Show, in full, each line of the data that contains "this".
---------- Task input
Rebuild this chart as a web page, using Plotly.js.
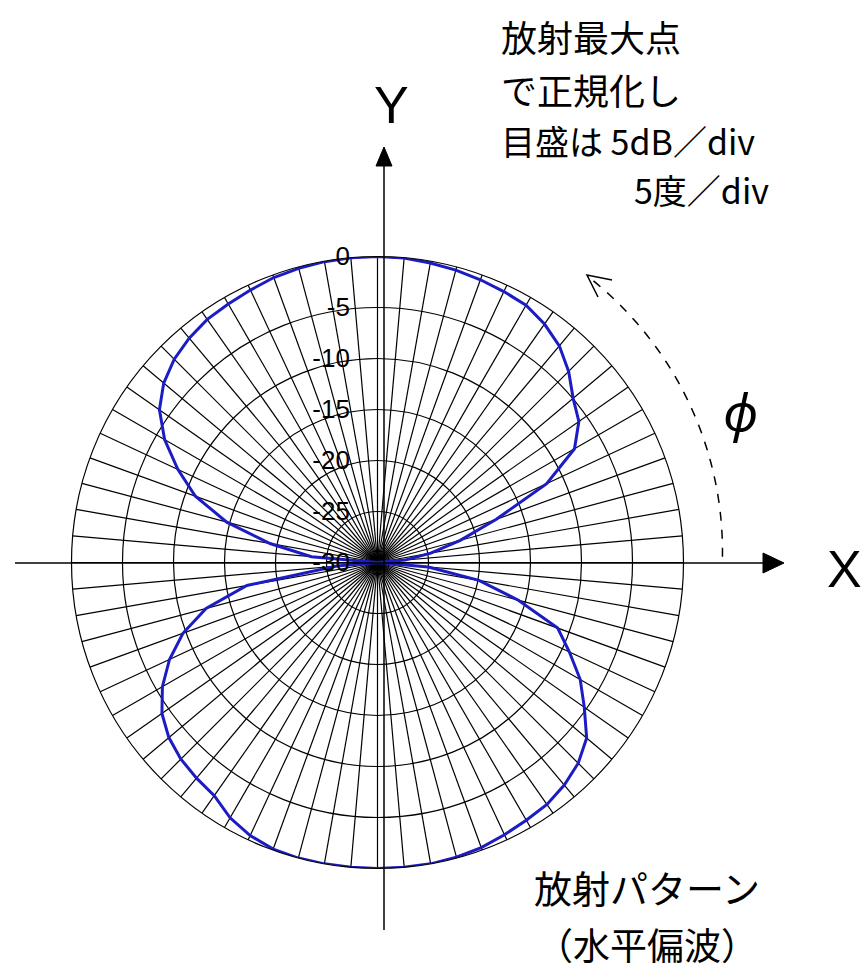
<!DOCTYPE html>
<html><head><meta charset="utf-8">
<script src="https://cdn.plot.ly/plotly-3.0.1.min.js"></script>
<style>html,body{margin:0;padding:0;background:#fff}#chart{width:863px;height:973px}</style>
</head><body><div id="chart"></div>
<script>
// Measured radiation pattern (horizontal polarization), normalized to max, dB
const angleDeg = [0,5,10,15,20,25,30,35,40,45,50,55,60,65,70,75,80,85,90,
  95,100,105,110,115,120,125,130,135,140,145,150,155,160,165,170,175,180,
  185,190,195,200,205,210,215,220,225,230,235,240,245,250,255,260,265,270,
  275,280,285,290,295,300,305,310,315,320,325,330,335,340,345,350,355,360];
const gainDb = [-30,-27.3,-24.7,-21.6,-17.6,-11.7,-7.7,-5.9,-4.96,-3.5,-2.27,-1.46,-0.88,-0.69,-0.5,-0.33,-0.18,-0.04,0,
  0,-0.05,-0.15,-0.27,-0.53,-0.74,-0.9,-1.28,-1.82,-2.64,-3.9,-5.9,-8.4,-11.0,-14.7,-19.3,-23.5,-30,
  -26,-17,-12.6,-9.7,-7.5,-5.65,-4.2,-3.3,-2.74,-2.4,-2.1,-1.1,-0.46,-0.1,0,0,0,0,
  0,0,-0.1,-0.25,-0.55,-0.83,-1.04,-1.51,-2.17,-3.23,-5.25,-7.05,-9.24,-11.2,-15.7,-19.9,-25,-30];
const radialTicks = [-30,-25,-20,-15,-10,-5,0];
const radialTickLabels = ['-30','-25','-20','-15','-10','-5','0'];
const noteLines = ['放射最大点','で正規化し','目盛は 5dB／div','5度／div'];
const captionLines = ['放射パターン','（水平偏波）'];

const W = 863, H = 973;
const px = x => x / W, py = y => 1 - y / H;
const cx = 377.5, cy = 562.5, R = 306;
const JP = 'Noto Sans CJK JP';

const trace = {
  type: 'scatterpolar', mode: 'lines',
  theta: angleDeg, r: gainDb,
  line: {color: '#1c1cc4', width: 3},
  cliponaxis: false, hoverinfo: 'skip'
};

// dashed phi arc
let arc = '';
const a0 = 0.96, a1 = 53;
for (let i = 0; i <= 40; i++) {
  const a = a0 + (a1 - a0) * i / 40;
  const rr = 345 + 10 * i / 40;
  const x = cx + rr * Math.cos(a * Math.PI / 180);
  const y = cy - rr * Math.sin(a * Math.PI / 180);
  arc += (i === 0 ? 'M ' : ' L ') + px(x) + ',' + py(y);
}

const shapes = [
  {type: 'line', xref: 'paper', yref: 'paper', x0: px(384), y0: py(930), x1: px(384), y1: py(162), line: {color: '#000', width: 1.5}},
  {type: 'line', xref: 'paper', yref: 'paper', x0: px(15), y0: py(563), x1: px(766), y1: py(563), line: {color: '#000', width: 1.5}},
  {type: 'path', xref: 'paper', yref: 'paper', path: `M ${px(763)},${py(553)} L ${px(784)},${py(563)} L ${px(763)},${py(573)} Z`, fillcolor: '#000', line: {color: '#000', width: 1}},
  {type: 'path', xref: 'paper', yref: 'paper', path: `M ${px(376)},${py(166)} L ${px(384)},${py(147)} L ${px(392)},${py(166)} Z`, fillcolor: '#000', line: {color: '#000', width: 1}},
  {type: 'path', xref: 'paper', yref: 'paper', path: arc, line: {color: '#000', width: 1.5, dash: 'dash'}},
  {type: 'path', xref: 'paper', yref: 'paper', path: `M ${px(612)},${py(280)} L ${px(587)},${py(275)} L ${px(598)},${py(297)}`, line: {color: '#000', width: 1.5}}
];

const ann = (text, x, y, size, xanchor, family) => ({
  text, x: px(x), y: py(y), xref: 'paper', yref: 'paper', showarrow: false,
  xanchor: xanchor || 'center', yanchor: 'middle',
  font: {family: family || JP, size, color: '#000'}
});

const annotations = [
  ann('Y', 391, 105, 52, 'center', 'Liberation Sans'),
  ann('X', 844, 569, 52, 'center', 'Liberation Sans'),
  ann('<i>ϕ</i>', 740, 410, 52, 'center', 'Noto Sans'),
  ann(noteLines[0], 499, 36, 36, 'left'),
  ann(noteLines[1], 499, 89, 36, 'left'),
  ann(noteLines[2], 499, 140, 34, 'left'),
  ann(noteLines[3], 771, 190, 34, 'right'),
  ann(captionLines[0], 647, 886, 38, 'center'),
  ann(captionLines[1], 647, 944, 37, 'center')
];

const layout = {
  width: W, height: H,
  margin: {l: 0, r: 0, t: 0, b: 0},
  paper_bgcolor: '#fff',
  showlegend: false,
  polar: {
    domain: {x: [px(cx - R), px(cx + R)], y: [py(cy + R), py(cy - R)]},
    bgcolor: '#fff',
    angularaxis: {
      rotation: 0, direction: 'counterclockwise',
      tickmode: 'linear', dtick: 5, showticklabels: false, ticks: '',
      showgrid: true, gridcolor: '#000', gridwidth: 1.2,
      showline: true, linecolor: '#000', linewidth: 1.2
    },
    radialaxis: {
      range: [-30, 0], angle: 90, side: 'counterclockwise',
      tickmode: 'array', tickvals: radialTicks, ticktext: radialTickLabels,
      tickangle: 90, ticks: 'outside', ticklen: 18, tickcolor: 'rgba(0,0,0,0)',
      tickfont: {family: 'Liberation Sans', size: 26, color: '#000'},
      showgrid: true, gridcolor: '#000', gridwidth: 1.2,
      showline: false
    }
  },
  shapes, annotations
};

Plotly.newPlot('chart', [trace], layout, {staticPlot: true, displayModeBar: false});
</script></body></html>
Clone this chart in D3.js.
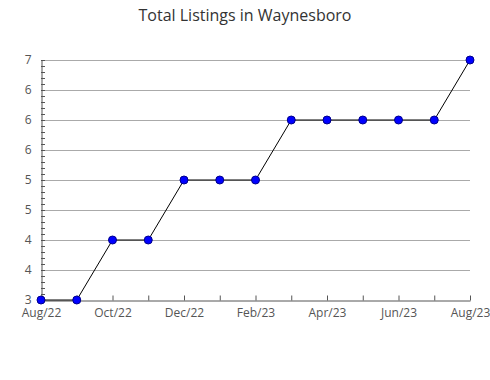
<!DOCTYPE html>
<html>
<head>
<meta charset="utf-8">
<script src="https://cdn.jsdelivr.net/npm/d3@7"></script>
<style>
  body { margin: 0; background: #fff; }
  text { font-family: "Open Sans", sans-serif; }
</style>
</head>
<body>
<svg id="chart"></svg>
<script>
// data
var months = ["Aug/22","Sep/22","Oct/22","Nov/22","Dec/22","Jan/23","Feb/23",
              "Mar/23","Apr/23","May/23","Jun/23","Jul/23","Aug/23"];
var listings = [3, 3, 4, 4, 5, 5, 5, 6, 6, 6, 6, 6, 7];
var yTicks = [3, 3.5, 4, 4.5, 5, 5.5, 6, 6.5, 7];
var yTickLabels = ["3", "4", "4", "5", "5", "6", "6", "6", "7"];

var width = 490, height = 380;
var plotLeft = 41, plotRight = 470, plotTop = 60, plotBottom = 300;

var svg = d3.select("#chart")
  .attr("width", width)
  .attr("height", height);

var x = d3.scalePoint()
  .domain(months)
  .range([plotLeft, plotRight]);

var y = d3.scaleLinear()
  .domain([3, 7])
  .range([plotBottom, plotTop]);

// title
svg.append("text")
  .attr("x", 245)
  .attr("y", 21)
  .attr("text-anchor", "middle")
  .style("font-size", "16px")
  .style("fill", "#333")
  .text("Total Listings in Waynesboro");

// gridlines
svg.append("g")
  .selectAll("line")
  .data(yTicks.slice(1))
  .join("line")
  .attr("x1", plotLeft)
  .attr("x2", plotRight)
  .attr("y1", function(d) { return Math.round(y(d)) + 0.5; })
  .attr("y2", function(d) { return Math.round(y(d)) + 0.5; })
  .attr("stroke", "#aaa")
  .attr("stroke-width", 1);

// minor ticks on y axis
svg.append("g")
  .selectAll("line")
  .data(d3.range(30, 71).map(function(d) { return d / 10; }))
  .join("line")
  .attr("x1", plotLeft)
  .attr("x2", plotLeft + 4)
  .attr("y1", function(d) { return Math.round(y(d)) + 0.5; })
  .attr("y2", function(d) { return Math.round(y(d)) + 0.5; })
  .attr("stroke", "#555");

// y axis
var yAxis = svg.append("g")
  .attr("transform", "translate(" + (plotLeft + 0.5) + ",0)")
  .call(d3.axisLeft(y)
    .tickValues(yTicks)
    .tickSize(0)
    .tickPadding(10)
    .tickFormat(function(d, i) { return yTickLabels[i]; }));
yAxis.select(".domain").attr("stroke", "#555");
yAxis.selectAll("text")
  .style("font-size", "12px")
  .style("fill", "#555")
  .style("font-family", "Open Sans");

// x axis
var xAxis = svg.append("g")
  .attr("transform", "translate(0," + (plotBottom + 0.5) + ")")
  .call(d3.axisBottom(x)
    .tickSizeInner(-5)
    .tickSizeOuter(0)
    .tickPadding(8)
    .tickFormat(function(d, i) { return i % 2 == 0 ? d : ""; }));
xAxis.select(".domain").attr("stroke", "#555");
xAxis.selectAll("line").attr("stroke", "#555");
xAxis.selectAll("text")
  .style("font-size", "12px")
  .style("fill", "#555")
  .style("font-family", "Open Sans");

// line
var line = d3.line()
  .x(function(d, i) { return x(months[i]); })
  .y(function(d) { return y(d); });

svg.append("path")
  .datum(listings)
  .attr("d", line)
  .attr("fill", "none")
  .attr("stroke", "#000")
  .attr("stroke-width", 1);

// points
svg.append("g")
  .selectAll("circle")
  .data(listings)
  .join("circle")
  .attr("cx", function(d, i) { return x(months[i]); })
  .attr("cy", function(d) { return y(d); })
  .attr("r", 4)
  .attr("fill", "#0000ff")
  .attr("stroke", "#00008b")
  .attr("stroke-width", 1);
</script>
</body>
</html>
--------------------
The response:
Rebuild this chart as a web page, using Plotly.js.
Clone this chart in D3.js.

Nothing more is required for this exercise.